Beauty Trends

The Kardashian Effect: How They Changed Our Beauty Standards for Better & Worse

How you feel about their influence might be how you feel about class and race in America. Brunel University London held its own intellectual Kimposium to assess the famous family’s impact on pop culture across the world. Lauren Michele Jackson, author of White Negroes, describes Kim as representative of American race discourse. If Kim is good at anything, she posits, it’s “metachrosis,” or the power of some animals to change color voluntarily. “Kim’s distance from whiteness, however relative, made her a person of interest and revulsion — that is, a desirable person,” she writes. “Kim’s particular fame derives from a cherished place in the American racial imagination that, combined with wealth, prevents contact with the deathly effects of brownness in this country, while reaping the exoticism of not-quite-whiteness.”

In one photo, Kim may look California pale, with white-blonde hair and heavy, black sunglasses. In another, she’s browned enough to garner accusations of blackface and having to address that on the show. And then she wears Fulani braids, attributes the style to a white woman, and the cycle of enmity and celebrity goes on. 

During the Kardashian reign, a new term was coined to describe the suddenly rampant phenomenon of racial performance on social media: blackfishing. Stemming from the racist practice of blackface, blackfishing specifically describes when people use tools like makeup, Photoshop, and cosmetic surgery that make them appear more Black. The term was coined by culture writer Wanna Thompson who, in 2018, started a viral Twitter thread of “white girls cosplaying as Black women on Instagram.” The thread was retweeted almost 30,000 times; the responses were rife with Kardashian lookalikes. In an interview discussing the term and its participants, Instagram influencer Ericka Hart explained how the Kardashians’ overwhelming popularity “can’t be overlooked. They have been able to capitalize off Black bodies, and people will want to emulate that.”

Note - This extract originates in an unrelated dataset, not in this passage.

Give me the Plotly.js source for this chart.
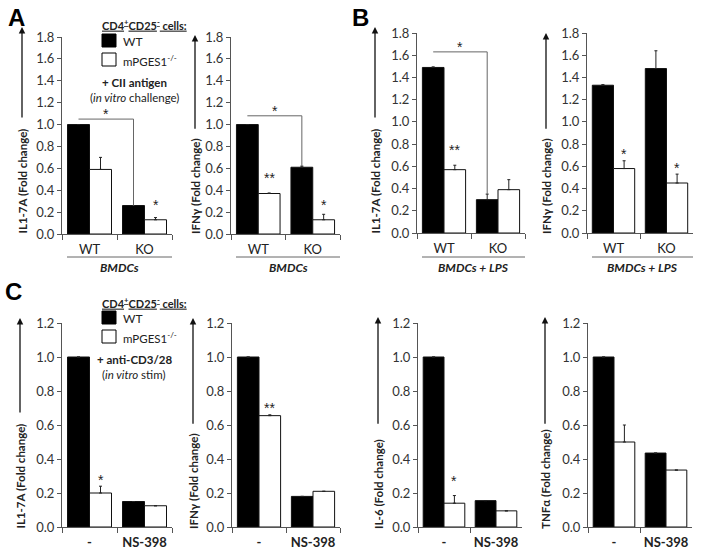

It’s hard to untangle just how much of the Kardashians’ influence has to do with their personal success, and how much of it has to do with having a high-profile person to platform the fetishization of Blackness in America. You can’t consider their impact without analyzing how they engage in public conversations about their own bodies and race, and how they transform that conversation into a profit stream— by making it a plot point in their show and products in their beauty lines (which include, at press time, KKW Beauty and Kylie Cosmetics; Khroma Beauty is no longer with us). Makeover shows have been television’s bread-and-butter for decades, but Keeping Up With the Kardashians brought that narrative of “self-improvement” into the realm of the already famous, the already beautiful. If not up to personal standards at the beginning of an episode, then transparently, publicly, the family would augment into something more by the end of it, with no budgetary barriers to prevent aesthetic hurdles from being overcome.